Os anos foram passando e a minha admiração pelos poetas repentistas aumentava cada vez mais. Até aí, eu só ouvia, admirava e aplaudia. Depois, assistindo a uma palestra proferida pelo jovem poeta Ronaldo Cunha Lima, toda ela em versos, passei a tentar fazer alguns versos e, conseqüentemente, algumas poesias simples, sem aquelas condições de arrancar aplausos, de levantar públicos.

Depois de um ano no Batalhão de Serviços de Engenharia, em Campina Grande, fui para a cidade de Patos, no Sertão paraibano. Alí, depois de alguns anos, conheci o deputado Estadual Edvaldo Fernandes Motta, um admirador da poesia matuta. Se já gostava daqueles livrinhos de Cordel, passei a gostar muito mais.

Lembro que, ao chegar nos sítios, nas fazendas, nas roças, as pessoas se sentavam no terreiro, em frente à casa principal, ou casa grande, como chamavam, e ficavam me ouvindo lendo os folhetos que me eram entregues. Todos ficavam “babando” e, muitas vezes eu até arriscava cantar como os repentistas. No final, eu estava realizado.

Mas, apesar de tudo isso, dizer que gostava de cantador de viola era muito arriscado. Os colegas chegavam a xingar quando sabiam que eu tinha ido a uma cantoria. A grande verdade é que muita gente, intimamente, achava a literatura de cordel extraordinária, mas não tinha coragem para se declarar um admirador dos cantadores de viola.

Eu, particularmente, não ligava para esses tipos de comentários. Nas feiras-livres de Patos, lá estava eu, debaixo daquelas barraquinhas de palha ou de lona, ouvindo os poetas repentistas que, mesmo com suas violas improvisadas e com rimas até imperfeitas, tentavam transmitir a beleza do repente.

Quando passei a trabalhar na Rádio Espinharas de Patos, minha presença naqueles locais passou a ser motivo de orgulho para aqueles “pequenos” repentistas. Muitos deles, antes de começar a cantoria, olhavam pra mim e pediam desculpas, caso a cantoria não me agradasse. Para mim, cantoria era cantoria, fosse ela com poetas famosos ou não.

Como professor, passei a levar duplas de poetas repentistas para os colégios onde lecionava.

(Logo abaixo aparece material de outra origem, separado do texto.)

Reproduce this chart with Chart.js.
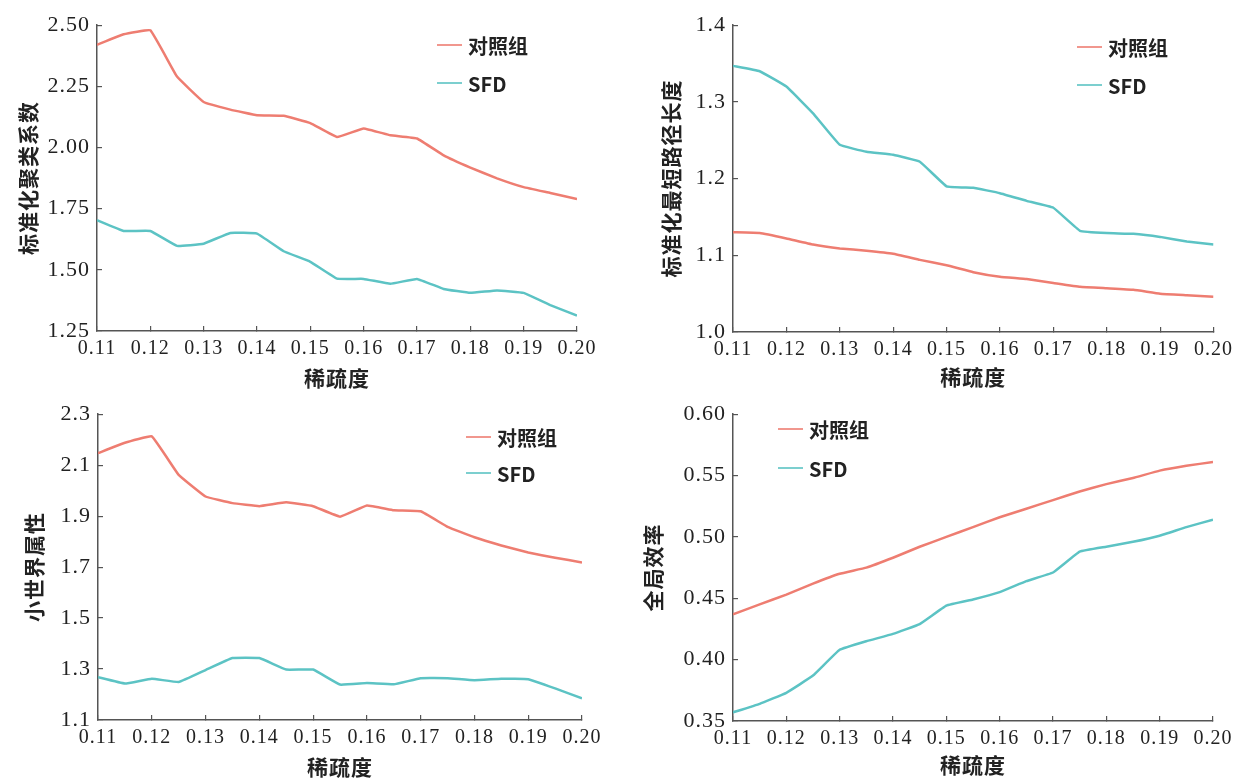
<!DOCTYPE html>
<html>
<head>
<meta charset="utf-8">
<script src="https://cdn.jsdelivr.net/npm/chart.js@4.4.1/dist/chart.umd.min.js"></script>
<style>
  html, body { margin: 0; padding: 0; background: #fff; overflow: hidden; width: 1235px; height: 778px; }
  canvas { position: absolute; }
</style>
</head>
<body>
<canvas id="chart-cc" width="617" height="392" style="left:0;top:0"></canvas>
<canvas id="chart-lp" width="625" height="392" style="left:617px;top:0"></canvas>
<canvas id="chart-sw" width="617" height="389" style="left:0;top:389px"></canvas>
<canvas id="chart-ge" width="625" height="389" style="left:617px;top:389px"></canvas>
<script>
// sparsity thresholds (x)
const sparsity = [0.11, 0.115, 0.12, 0.125, 0.13, 0.135, 0.14, 0.145, 0.15, 0.155,
                  0.16, 0.165, 0.17, 0.175, 0.18, 0.185, 0.19, 0.195, 0.20];
const xTicks = [0.11, 0.12, 0.13, 0.14, 0.15, 0.16, 0.17, 0.18, 0.19, 0.20];
const seriesNames = ['对照组', 'SFD'];
const xTitle = '稀疏度';

// normalized clustering coefficient
const ccControl = [2.42, 2.463, 2.479, 2.29, 2.186, 2.155, 2.132, 2.13, 2.10, 2.043,
                   2.078, 2.05, 2.037, 1.968, 1.918, 1.874, 1.838, 1.814, 1.789];
const ccSFD = [1.703, 1.659, 1.659, 1.598, 1.607, 1.651, 1.648, 1.576, 1.533, 1.464,
               1.463, 1.443, 1.463, 1.422, 1.406, 1.416, 1.406, 1.356, 1.313];
const ccTicks = [1.25, 1.50, 1.75, 2.00, 2.25, 2.50];

// normalized shortest path length
const lpControl = [1.130, 1.129, 1.122, 1.114, 1.109, 1.106, 1.102, 1.094, 1.087, 1.078,
                   1.072, 1.069, 1.064, 1.059, 1.057, 1.055, 1.050, 1.048, 1.046];
const lpSFD = [1.347, 1.340, 1.320, 1.285, 1.244, 1.235, 1.231, 1.222, 1.190, 1.188,
               1.181, 1.171, 1.162, 1.132, 1.129, 1.128, 1.124, 1.118, 1.114];
const lpTicks = [1.0, 1.1, 1.2, 1.3, 1.4];

// small-world property
const swControl = [2.147, 2.188, 2.213, 2.062, 1.977, 1.951, 1.939, 1.954, 1.939, 1.898,
                   1.942, 1.923, 1.919, 1.858, 1.817, 1.785, 1.757, 1.737, 1.718];
const swSFD = [1.268, 1.243, 1.262, 1.249, 1.296, 1.343, 1.343, 1.298, 1.298, 1.239,
               1.245, 1.240, 1.264, 1.264, 1.256, 1.262, 1.260, 1.224, 1.185];
const swTicks = [1.1, 1.3, 1.5, 1.7, 1.9, 2.1, 2.3];

// global efficiency
const geControl = [0.437, 0.445, 0.453, 0.462, 0.470, 0.475, 0.483, 0.492, 0.500, 0.508,
                   0.516, 0.523, 0.530, 0.537, 0.543, 0.548, 0.554, 0.558, 0.561];
const geSFD = [0.357, 0.364, 0.373, 0.387, 0.408, 0.415, 0.421, 0.429, 0.444, 0.449,
               0.455, 0.464, 0.471, 0.488, 0.492, 0.496, 0.501, 0.508, 0.514];
const geTicks = [0.35, 0.40, 0.45, 0.50, 0.55, 0.60];

const RED = '#ee7d71';
const TEAL = '#5cc3c4';
const AXIS = '#555555';
const TEXT = '#222222';

Chart.defaults.animation = false;
Chart.defaults.devicePixelRatio = 1;

// wider letter spacing for the axis text, like the printed figure
const spacedText = {
  id: 'spacedText',
  beforeDraw(chart) { chart.ctx.letterSpacing = '1px'; },
  beforeDatasetsDraw(chart) { chart.ctx.letterSpacing = '0px'; }
};

// small legend drawn inside the plot, at a fixed spot
const cornerLegend = {
  id: 'cornerLegend',
  afterDraw(chart, args, opts) {
    const ctx = chart.ctx;
    ctx.save();
    chart.data.datasets.forEach((ds, i) => {
      const y = opts.y + i * opts.gap;
      ctx.strokeStyle = ds.borderColor;
      ctx.lineWidth = 1.6;
      ctx.beginPath();
      ctx.moveTo(opts.x, y);
      ctx.lineTo(opts.x + 25, y);
      ctx.stroke();
      ctx.fillStyle = TEXT;
      ctx.textBaseline = 'middle';
      ctx.font = 'bold 20px "Liberation Sans Narrow", "Noto Sans CJK SC", sans-serif';
      ctx.fillText(ds.label, opts.x + 31, y + 1);
    });
    ctx.restore();
  }
};

function makePanel(id, p) {
  const ctx = document.getElementById(id);
  const pts = (arr) => arr.map((v, i) => ({ x: sparsity[i], y: v }));
  return new Chart(ctx, {
    type: 'line',
    data: {
      datasets: [
        { label: seriesNames[0], data: pts(p.control), borderColor: RED, borderWidth: 2.5,
          pointRadius: 0, tension: 0.08, fill: false },
        { label: seriesNames[1], data: pts(p.sfd), borderColor: TEAL, borderWidth: 2.5,
          pointRadius: 0, tension: 0.08, fill: false }
      ]
    },
    options: {
      responsive: false,
      layout: { padding: { left: 0, top: p.top, right: p.right, bottom: 0 } },
      plugins: {
        legend: { display: false },
        tooltip: { enabled: false },
        cornerLegend: p.legend
      },
      scales: {
        x: {
          type: 'linear',
          min: 0.11,
          max: 0.20,
          afterBuildTicks: (axis) => { axis.ticks = xTicks.map(v => ({ value: v })); },
          afterFit: (axis) => { axis.height = p.bottom; },
          border: { display: true, color: AXIS, width: 1.5 },
          grid: { display: true, drawOnChartArea: false, drawTicks: true, tickLength: -5, color: AXIS, lineWidth: 1.2 },
          ticks: {
            padding: 11,
            color: TEXT,
            maxRotation: 0,
            autoSkip: false,
            font: { family: '"Liberation Serif", serif', size: 20 },
            callback: (v) => Number(v).toFixed(2)
          },
          title: {
            display: true,
            text: xTitle,
            color: TEXT,
            padding: { top: 0, bottom: p.xTitlePad },
            font: { family: '"Noto Sans CJK SC", sans-serif', size: 21, weight: 'bold', lineHeight: 1 }
          }
        },
        y: {
          type: 'linear',
          min: p.ticks[0],
          max: p.ticks[p.ticks.length - 1],
          afterBuildTicks: (axis) => { axis.ticks = p.ticks.map(v => ({ value: v })); },
          afterFit: (axis) => { axis.width = p.left; },
          border: { display: true, color: AXIS, width: 1.5 },
          grid: { display: true, drawOnChartArea: false, drawTicks: true, tickLength: -5, color: AXIS, lineWidth: 1.2 },
          ticks: {
            padding: 12,
            color: TEXT,
            autoSkip: false,
            font: { family: '"Liberation Serif", serif', size: 22 },
            callback: (v) => Number(v).toFixed(p.decimals)
          },
          title: {
            display: true,
            text: p.yTitle,
            color: TEXT,
            padding: { top: p.yTitlePad, bottom: 0 },
            font: { family: '"Noto Sans CJK SC", sans-serif', size: 21, weight: 'bold', lineHeight: 1 }
          }
        }
      }
    },
    plugins: [spacedText, cornerLegend]
  });
}

makePanel('chart-cc', {
  control: ccControl, sfd: ccSFD, ticks: ccTicks, decimals: 2, yTitle: '标准化聚类系数',
  left: 97, top: 22, right: 40, bottom: 61, xTitlePad: 3.5, yTitlePad: 17.5,
  legend: { x: 437, y: 45, gap: 38 }
});
makePanel('chart-lp', {
  control: lpControl, sfd: lpSFD, ticks: lpTicks, decimals: 1, yTitle: '标准化最短路径长度',
  left: 116, top: 20, right: 23, bottom: 60, xTitlePad: 4.5, yTitlePad: 43.5,
  legend: { x: 460, y: 47, gap: 38 }
});
makePanel('chart-sw', {
  control: swControl, sfd: swSFD, ticks: swTicks, decimals: 1, yTitle: '小世界属性',
  left: 98, top: 18, right: 35, bottom: 58, xTitlePad: 0.5, yTitlePad: 23.5,
  legend: { x: 466, y: 48, gap: 36 }
});
makePanel('chart-ge', {
  control: geControl, sfd: geSFD, ticks: geTicks, decimals: 2, yTitle: '全局效率',
  left: 116, top: 20, right: 29, bottom: 57, xTitlePad: 2.5, yTitlePad: 25.5,
  legend: { x: 161, y: 40, gap: 39 }
});
</script>
</body>
</html>
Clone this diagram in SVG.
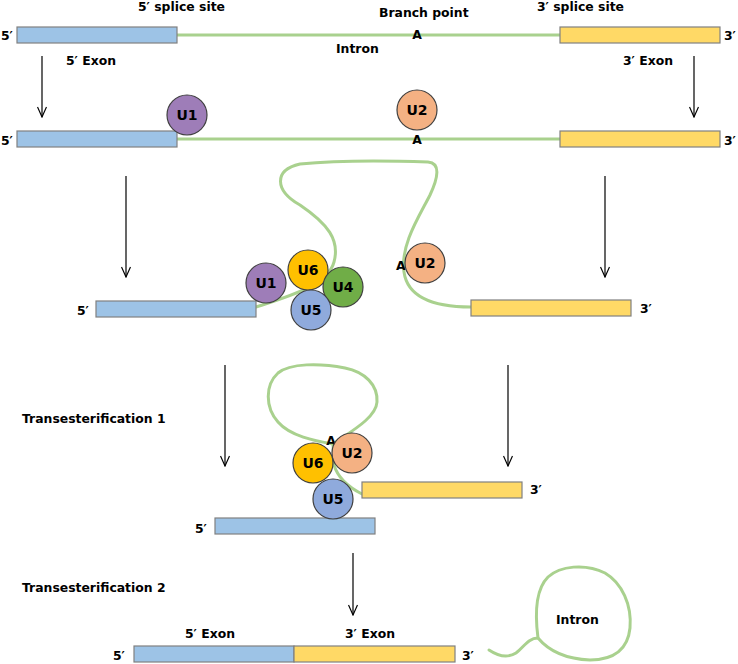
<svg xmlns="http://www.w3.org/2000/svg" width="738" height="664" viewBox="0 0 738 664">
<defs>
<style>
text{font-family:"DejaVu Sans","Liberation Sans",sans-serif;font-weight:bold;font-size:12.4px;fill:#000}
.c{text-anchor:middle}
.lbl{font-size:14px}
.blue{fill:#9DC3E6;stroke:#808080;stroke-width:1.2}
.yel{fill:#FFD966;stroke:#808080;stroke-width:1.2}
.rna{fill:none;stroke:#A9D18E;stroke-width:3;stroke-linecap:round;stroke-linejoin:round}
.snr{stroke:#404040;stroke-width:1.2}
.u1{fill:#9E7DB8}.u2{fill:#F4B183}.u4{fill:#70AD47}.u5{fill:#8FAADC}.u6{fill:#FFC000}
.arrow{stroke:#000;stroke-width:1.2;fill:none;marker-end:url(#ah)}
</style>
<marker id="ah" viewBox="-11 -5 12 10" refX="0" refY="0" markerWidth="12" markerHeight="10" markerUnits="userSpaceOnUse" orient="auto">
<path d="M-10,-4.5 L0,0 L-10,4.5" fill="none" stroke="#000" stroke-width="1.2"/>
</marker>
</defs>

<g id="connectors">
<line class="arrow" x1="42" y1="56" x2="42" y2="117"/>
<line class="arrow" x1="694" y1="56" x2="694" y2="117"/>
<line class="arrow" x1="126" y1="176" x2="126" y2="277"/>
<line class="arrow" x1="605" y1="176" x2="605" y2="277"/>
<line class="arrow" x1="225" y1="365" x2="225" y2="466"/>
<line class="arrow" x1="508" y1="365" x2="508" y2="466"/>
<line class="arrow" x1="353" y1="553" x2="353" y2="615"/>
</g>

<g id="row1">
<line class="rna" x1="177" y1="35" x2="560" y2="35"/>
<rect class="blue" x="17" y="27" width="160" height="16"/>
<rect class="yel" x="560" y="27" width="160" height="16"/>
<text x="1" y="40">5′</text>
<text x="724" y="40">3′</text>
<text x="138" y="11">5′ splice site</text>
<text x="379" y="17">Branch point</text>
<text x="537" y="11">3′ splice site</text>
<text class="c" x="417" y="39">A</text>
<text x="336" y="53">Intron</text>
<text x="66" y="65">5′ Exon</text>
<text x="623" y="65">3′ Exon</text>
</g>

<g id="row2">
<line class="rna" x1="177" y1="139" x2="560" y2="139"/>
<rect class="blue" x="17" y="131" width="160" height="16"/>
<rect class="yel" x="560" y="131" width="160" height="16"/>
<text x="1" y="145">5′</text>
<text x="724" y="145">3′</text>
<text class="c" x="417" y="144">A</text>
<g id="r2-U1"><circle class="snr u1" cx="187" cy="115" r="20"/><text class="c lbl" x="187" y="120">U1</text></g>
<g id="r2-U2"><circle class="snr u2" cx="417" cy="110" r="20"/><text class="c lbl" x="417" y="115">U2</text></g>
</g>

<g id="row3">
<path class="rna" d="M256,307 C290,296 328,285 334,262 C340,240 328,224 300,205 C274,190 274,170 300,164 C340,160 400,161 428,162 C441,163 438,178 430,195 C420,215 400,245 404,272 C408,300 440,307 471,307"/>
<rect class="blue" x="96" y="301" width="160" height="16"/>
<rect class="yel" x="471" y="300" width="160" height="16"/>
<text x="77" y="315">5′</text>
<text x="640" y="313">3′</text>
<text x="396" y="270">A</text>
<g id="r3-U2"><circle class="snr u2" cx="425" cy="263" r="20"/><text class="c lbl" x="425" y="268">U2</text></g>
<g id="r3-U1"><circle class="snr u1" cx="266" cy="283" r="20"/><text class="c lbl" x="266" y="288">U1</text></g>
<g id="r3-U6"><circle class="snr u6" cx="308" cy="270" r="20"/><text class="c lbl" x="308" y="275">U6</text></g>
<g id="r3-U4"><circle class="snr u4" cx="343" cy="287" r="20"/><text class="c lbl" x="343" y="292">U4</text></g>
<g id="r3-U5"><circle class="snr u5" cx="311" cy="310" r="20"/><text class="c lbl" x="311" y="315">U5</text></g>
</g>

<g id="row4">
<text x="22" y="423">Transesterification 1</text>
<path class="rna" d="M333,444 C315,441 290,436 278,422 C265,407 265,385 278,373 C290,363 320,363 345,368 C365,372 378,385 377,402 C376,418 350,432 333,444 Z"/>
<path class="rna" d="M333,444 L334,465 C338,478 350,488 362,494"/>
<rect class="yel" x="362" y="482" width="160" height="16"/>
<rect class="blue" x="215" y="518" width="160" height="16"/>
<text x="195" y="533">5′</text>
<text x="530" y="494">3′</text>
<text class="c" x="331" y="445">A</text>
<g id="r4-U2"><circle class="snr u2" cx="352" cy="453" r="20"/><text class="c lbl" x="352" y="458">U2</text></g>
<g id="r4-U6"><circle class="snr u6" cx="313" cy="463" r="20"/><text class="c lbl" x="313" y="468">U6</text></g>
<g id="r4-U5"><circle class="snr u5" cx="333" cy="499" r="20"/><text class="c lbl" x="333" y="504">U5</text></g>
</g>

<g id="row5">
<text x="22" y="592">Transesterification 2</text>
<rect class="blue" x="134" y="646" width="160" height="16"/>
<rect class="yel" x="294" y="646" width="161" height="16"/>
<text x="113" y="660">5′</text>
<text x="462" y="660">3′</text>
<text x="185" y="638">5′ Exon</text>
<text x="345" y="638">3′ Exon</text>
<g id="intron-lariat">
<path class="rna" d="M489,650 C498,656 508,658 516,653 C524,647 528,638 538,638"/>
<path class="rna" d="M538,638 C535,615 535,590 548,577 C560,566 585,563 605,573 C622,583 632,605 630,628 C628,648 615,660 590,660 C565,659 548,650 538,638 Z"/>
<text x="556" y="624">Intron</text>
</g>
</g>
</svg>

Para isso, fazia uma preparação com os meus alunos, mostrando a beleza da poesia de cordel. Quando os repentistas chegavam, eram aplaudidos, mesmo antes de iniciarem a cantoria. Fiz isso no Colégio Destak e na Escola Luiz Gonzaga Duarte. Era a única maneira de iniciar um projeto que eu sempre sonhara em colocá-lo em prática: quebrar um tabu que vinha há muitos e muitos anos.

Hoje, o repente popular, graças à competência dos grandes “Heróis do Repente”, está chegando nos lugares mais sofisticados, inclusive nas Universidades. Temos até poetas repentistas com cursos superiores, o que demonstra a evolução da nossa LITERATURA DE CORDEL.